=== Your objective ===
Give the material once more, word for word, without any images.

=== Data ===
+ + + + + + +

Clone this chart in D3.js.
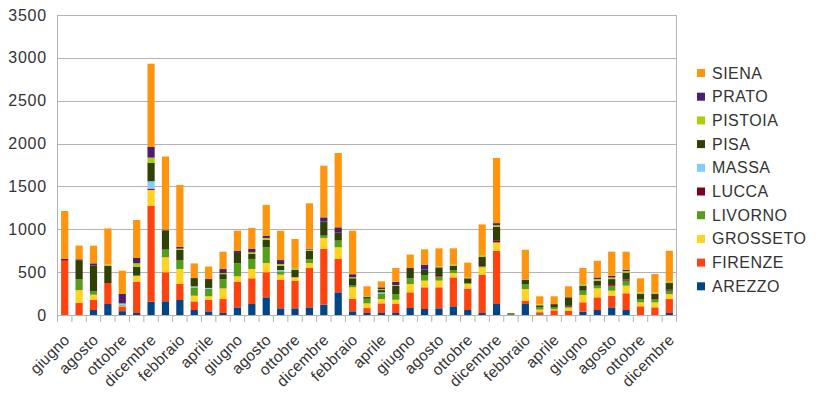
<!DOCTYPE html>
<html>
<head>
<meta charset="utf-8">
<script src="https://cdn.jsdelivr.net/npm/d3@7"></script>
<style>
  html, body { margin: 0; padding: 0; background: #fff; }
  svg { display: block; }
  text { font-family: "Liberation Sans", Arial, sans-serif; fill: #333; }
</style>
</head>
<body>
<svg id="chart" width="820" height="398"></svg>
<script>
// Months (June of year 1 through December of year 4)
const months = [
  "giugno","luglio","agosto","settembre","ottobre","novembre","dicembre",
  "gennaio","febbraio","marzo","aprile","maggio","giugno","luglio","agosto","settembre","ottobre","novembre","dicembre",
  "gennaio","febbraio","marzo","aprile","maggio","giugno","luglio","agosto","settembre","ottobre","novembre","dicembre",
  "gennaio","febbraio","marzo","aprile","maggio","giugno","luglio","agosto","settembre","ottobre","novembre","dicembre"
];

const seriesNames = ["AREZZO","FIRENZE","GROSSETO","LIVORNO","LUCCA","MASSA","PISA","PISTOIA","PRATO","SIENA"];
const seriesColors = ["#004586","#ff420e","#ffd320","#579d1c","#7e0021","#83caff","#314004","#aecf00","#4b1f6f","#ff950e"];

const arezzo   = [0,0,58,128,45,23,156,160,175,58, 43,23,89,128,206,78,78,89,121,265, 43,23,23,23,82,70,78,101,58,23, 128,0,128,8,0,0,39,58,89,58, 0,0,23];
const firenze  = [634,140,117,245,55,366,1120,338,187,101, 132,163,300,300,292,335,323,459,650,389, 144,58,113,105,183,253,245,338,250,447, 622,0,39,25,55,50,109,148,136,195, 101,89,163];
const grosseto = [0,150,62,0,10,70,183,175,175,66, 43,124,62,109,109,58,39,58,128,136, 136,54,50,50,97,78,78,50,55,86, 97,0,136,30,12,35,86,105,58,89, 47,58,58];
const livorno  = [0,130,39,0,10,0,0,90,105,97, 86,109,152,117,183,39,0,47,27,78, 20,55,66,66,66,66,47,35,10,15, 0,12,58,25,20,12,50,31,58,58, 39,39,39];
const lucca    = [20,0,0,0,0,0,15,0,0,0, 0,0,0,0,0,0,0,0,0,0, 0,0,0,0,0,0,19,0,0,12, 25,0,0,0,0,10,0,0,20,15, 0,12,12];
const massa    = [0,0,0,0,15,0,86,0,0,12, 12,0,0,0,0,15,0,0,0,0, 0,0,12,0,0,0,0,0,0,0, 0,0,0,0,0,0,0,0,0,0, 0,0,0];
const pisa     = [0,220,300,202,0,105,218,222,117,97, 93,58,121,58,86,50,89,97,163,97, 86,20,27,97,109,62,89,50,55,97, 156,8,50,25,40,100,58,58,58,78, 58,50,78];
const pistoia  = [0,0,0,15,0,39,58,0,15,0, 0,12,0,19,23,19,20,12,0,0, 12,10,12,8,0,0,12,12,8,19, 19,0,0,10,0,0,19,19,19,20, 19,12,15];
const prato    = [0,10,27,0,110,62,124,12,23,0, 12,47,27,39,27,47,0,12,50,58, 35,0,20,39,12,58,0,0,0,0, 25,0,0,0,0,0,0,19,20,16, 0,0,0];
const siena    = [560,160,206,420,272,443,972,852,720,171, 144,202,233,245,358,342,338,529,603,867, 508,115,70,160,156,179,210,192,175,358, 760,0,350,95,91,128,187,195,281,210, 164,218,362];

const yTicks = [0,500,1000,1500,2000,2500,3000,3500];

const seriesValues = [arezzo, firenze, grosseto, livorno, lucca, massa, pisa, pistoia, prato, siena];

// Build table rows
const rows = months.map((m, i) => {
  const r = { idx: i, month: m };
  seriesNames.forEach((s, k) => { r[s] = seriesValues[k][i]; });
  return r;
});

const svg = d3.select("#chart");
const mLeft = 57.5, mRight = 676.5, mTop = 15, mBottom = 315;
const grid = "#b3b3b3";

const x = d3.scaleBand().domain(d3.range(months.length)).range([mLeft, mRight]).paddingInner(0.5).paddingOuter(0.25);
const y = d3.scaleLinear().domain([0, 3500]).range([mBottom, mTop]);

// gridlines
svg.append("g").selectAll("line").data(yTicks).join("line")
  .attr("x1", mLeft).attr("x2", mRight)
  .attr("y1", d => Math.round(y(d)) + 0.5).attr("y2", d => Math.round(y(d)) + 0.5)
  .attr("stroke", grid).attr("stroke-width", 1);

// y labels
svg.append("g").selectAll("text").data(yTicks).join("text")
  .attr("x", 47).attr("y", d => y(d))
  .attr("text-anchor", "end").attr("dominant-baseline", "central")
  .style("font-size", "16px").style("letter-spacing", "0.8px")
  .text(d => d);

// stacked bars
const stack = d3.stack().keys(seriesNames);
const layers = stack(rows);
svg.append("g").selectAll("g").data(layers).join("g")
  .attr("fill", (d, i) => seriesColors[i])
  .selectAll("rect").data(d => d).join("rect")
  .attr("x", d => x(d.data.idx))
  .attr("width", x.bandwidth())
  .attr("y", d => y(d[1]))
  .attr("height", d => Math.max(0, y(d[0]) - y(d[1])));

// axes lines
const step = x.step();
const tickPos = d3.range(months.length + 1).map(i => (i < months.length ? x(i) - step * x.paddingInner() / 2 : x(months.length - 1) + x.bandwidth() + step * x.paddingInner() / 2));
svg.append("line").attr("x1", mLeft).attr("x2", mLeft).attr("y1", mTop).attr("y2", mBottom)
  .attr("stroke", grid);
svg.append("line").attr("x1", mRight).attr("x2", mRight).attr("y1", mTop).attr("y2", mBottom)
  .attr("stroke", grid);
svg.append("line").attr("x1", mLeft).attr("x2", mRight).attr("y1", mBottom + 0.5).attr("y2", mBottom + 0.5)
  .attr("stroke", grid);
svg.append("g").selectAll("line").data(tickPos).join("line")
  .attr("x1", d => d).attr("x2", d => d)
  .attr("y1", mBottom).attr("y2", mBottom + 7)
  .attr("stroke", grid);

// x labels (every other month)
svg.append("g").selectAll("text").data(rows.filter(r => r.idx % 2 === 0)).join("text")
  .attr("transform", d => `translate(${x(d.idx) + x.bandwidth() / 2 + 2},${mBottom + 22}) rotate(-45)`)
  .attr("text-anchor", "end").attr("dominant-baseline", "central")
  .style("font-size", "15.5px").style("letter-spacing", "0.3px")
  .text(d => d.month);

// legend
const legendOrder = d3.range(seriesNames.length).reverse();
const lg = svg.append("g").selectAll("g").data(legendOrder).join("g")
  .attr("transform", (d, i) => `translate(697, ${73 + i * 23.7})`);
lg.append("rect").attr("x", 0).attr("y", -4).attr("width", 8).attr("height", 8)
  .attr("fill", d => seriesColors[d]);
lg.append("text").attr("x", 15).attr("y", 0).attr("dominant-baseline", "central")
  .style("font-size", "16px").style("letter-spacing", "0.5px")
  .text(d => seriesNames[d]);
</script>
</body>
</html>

+ + + + + + +

=== Final answer ===
Clone this chart in D3.js.
<!DOCTYPE html>
<html>
<head>
<meta charset="utf-8">
<script src="https://cdn.jsdelivr.net/npm/d3@7"></script>
<style>
  html, body { margin: 0; padding: 0; background: #fff; }
  svg { display: block; }
  text { font-family: "Liberation Sans", Arial, sans-serif; fill: #333; }
</style>
</head>
<body>
<svg id="chart" width="820" height="398"></svg>
<script>
// Months (June of year 1 through December of year 4)
const months = [
  "giugno","luglio","agosto","settembre","ottobre","novembre","dicembre",
  "gennaio","febbraio","marzo","aprile","maggio","giugno","luglio","agosto","settembre","ottobre","novembre","dicembre",
  "gennaio","febbraio","marzo","aprile","maggio","giugno","luglio","agosto","settembre","ottobre","novembre","dicembre",
  "gennaio","febbraio","marzo","aprile","maggio","giugno","luglio","agosto","settembre","ottobre","novembre","dicembre"
];

const seriesNames = ["AREZZO","FIRENZE","GROSSETO","LIVORNO","LUCCA","MASSA","PISA","PISTOIA","PRATO","SIENA"];
const seriesColors = ["#004586","#ff420e","#ffd320","#579d1c","#7e0021","#83caff","#314004","#aecf00","#4b1f6f","#ff950e"];

const arezzo   = [0,0,58,128,45,23,156,160,175,58, 43,23,89,128,206,78,78,89,121,265, 43,23,23,23,82,70,78,101,58,23, 128,0,128,8,0,0,39,58,89,58, 0,0,23];
const firenze  = [634,140,117,245,55,366,1120,338,187,101, 132,163,300,300,292,335,323,459,650,389, 144,58,113,105,183,253,245,338,250,447, 622,0,39,25,55,50,109,148,136,195, 101,89,163];
const grosseto = [0,150,62,0,10,70,183,175,175,66, 43,124,62,109,109,58,39,58,128,136, 136,54,50,50,97,78,78,50,55,86, 97,0,136,30,12,35,86,105,58,89, 47,58,58];
const livorno  = [0,130,39,0,10,0,0,90,105,97, 86,109,152,117,183,39,0,47,27,78, 20,55,66,66,66,66,47,35,10,15, 0,12,58,25,20,12,50,31,58,58, 39,39,39];
const lucca    = [20,0,0,0,0,0,15,0,0,0, 0,0,0,0,0,0,0,0,0,0, 0,0,0,0,0,0,19,0,0,12, 25,0,0,0,0,10,0,0,20,15, 0,12,12];
const massa    = [0,0,0,0,15,0,86,0,0,12, 12,0,0,0,0,15,0,0,0,0, 0,0,12,0,0,0,0,0,0,0, 0,0,0,0,0,0,0,0,0,0, 0,0,0];
const pisa     = [0,220,300,202,0,105,218,222,117,97, 93,58,121,58,86,50,89,97,163,97, 86,20,27,97,109,62,89,50,55,97, 156,8,50,25,40,100,58,58,58,78, 58,50,78];
const pistoia  = [0,0,0,15,0,39,58,0,15,0, 0,12,0,19,23,19,20,12,0,0, 12,10,12,8,0,0,12,12,8,19, 19,0,0,10,0,0,19,19,19,20, 19,12,15];
const prato    = [0,10,27,0,110,62,124,12,23,0, 12,47,27,39,27,47,0,12,50,58, 35,0,20,39,12,58,0,0,0,0, 25,0,0,0,0,0,0,19,20,16, 0,0,0];
const siena    = [560,160,206,420,272,443,972,852,720,171, 144,202,233,245,358,342,338,529,603,867, 508,115,70,160,156,179,210,192,175,358, 760,0,350,95,91,128,187,195,281,210, 164,218,362];

const yTicks = [0,500,1000,1500,2000,2500,3000,3500];

const seriesValues = [arezzo, firenze, grosseto, livorno, lucca, massa, pisa, pistoia, prato, siena];

// Build table rows
const rows = months.map((m, i) => {
  const r = { idx: i, month: m };
  seriesNames.forEach((s, k) => { r[s] = seriesValues[k][i]; });
  return r;
});

const svg = d3.select("#chart");
const mLeft = 57.5, mRight = 676.5, mTop = 15, mBottom = 315;
const grid = "#b3b3b3";

const x = d3.scaleBand().domain(d3.range(months.length)).range([mLeft, mRight]).paddingInner(0.5).paddingOuter(0.25);
const y = d3.scaleLinear().domain([0, 3500]).range([mBottom, mTop]);

// gridlines
svg.append("g").selectAll("line").data(yTicks).join("line")
  .attr("x1", mLeft).attr("x2", mRight)
  .attr("y1", d => Math.round(y(d)) + 0.5).attr("y2", d => Math.round(y(d)) + 0.5)
  .attr("stroke", grid).attr("stroke-width", 1);

// y labels
svg.append("g").selectAll("text").data(yTicks).join("text")
  .attr("x", 47).attr("y", d => y(d))
  .attr("text-anchor", "end").attr("dominant-baseline", "central")
  .style("font-size", "16px").style("letter-spacing", "0.8px")
  .text(d => d);

// stacked bars
const stack = d3.stack().keys(seriesNames);
const layers = stack(rows);
svg.append("g").selectAll("g").data(layers).join("g")
  .attr("fill", (d, i) => seriesColors[i])
  .selectAll("rect").data(d => d).join("rect")
  .attr("x", d => x(d.data.idx))
  .attr("width", x.bandwidth())
  .attr("y", d => y(d[1]))
  .attr("height", d => Math.max(0, y(d[0]) - y(d[1])));

// axes lines
const step = x.step();
const tickPos = d3.range(months.length + 1).map(i => (i < months.length ? x(i) - step * x.paddingInner() / 2 : x(months.length - 1) + x.bandwidth() + step * x.paddingInner() / 2));
svg.append("line").attr("x1", mLeft).attr("x2", mLeft).attr("y1", mTop).attr("y2", mBottom)
  .attr("stroke", grid);
svg.append("line").attr("x1", mRight).attr("x2", mRight).attr("y1", mTop).attr("y2", mBottom)
  .attr("stroke", grid);
svg.append("line").attr("x1", mLeft).attr("x2", mRight).attr("y1", mBottom + 0.5).attr("y2", mBottom + 0.5)
  .attr("stroke", grid);
svg.append("g").selectAll("line").data(tickPos).join("line")
  .attr("x1", d => d).attr("x2", d => d)
  .attr("y1", mBottom).attr("y2", mBottom + 7)
  .attr("stroke", grid);

// x labels (every other month)
svg.append("g").selectAll("text").data(rows.filter(r => r.idx % 2 === 0)).join("text")
  .attr("transform", d => `translate(${x(d.idx) + x.bandwidth() / 2 + 2},${mBottom + 22}) rotate(-45)`)
  .attr("text-anchor", "end").attr("dominant-baseline", "central")
  .style("font-size", "15.5px").style("letter-spacing", "0.3px")
  .text(d => d.month);

// legend
const legendOrder = d3.range(seriesNames.length).reverse();
const lg = svg.append("g").selectAll("g").data(legendOrder).join("g")
  .attr("transform", (d, i) => `translate(697, ${73 + i * 23.7})`);
lg.append("rect").attr("x", 0).attr("y", -4).attr("width", 8).attr("height", 8)
  .attr("fill", d => seriesColors[d]);
lg.append("text").attr("x", 15).attr("y", 0).attr("dominant-baseline", "central")
  .style("font-size", "16px").style("letter-spacing", "0.5px")
  .text(d => seriesNames[d]);
</script>
</body>
</html>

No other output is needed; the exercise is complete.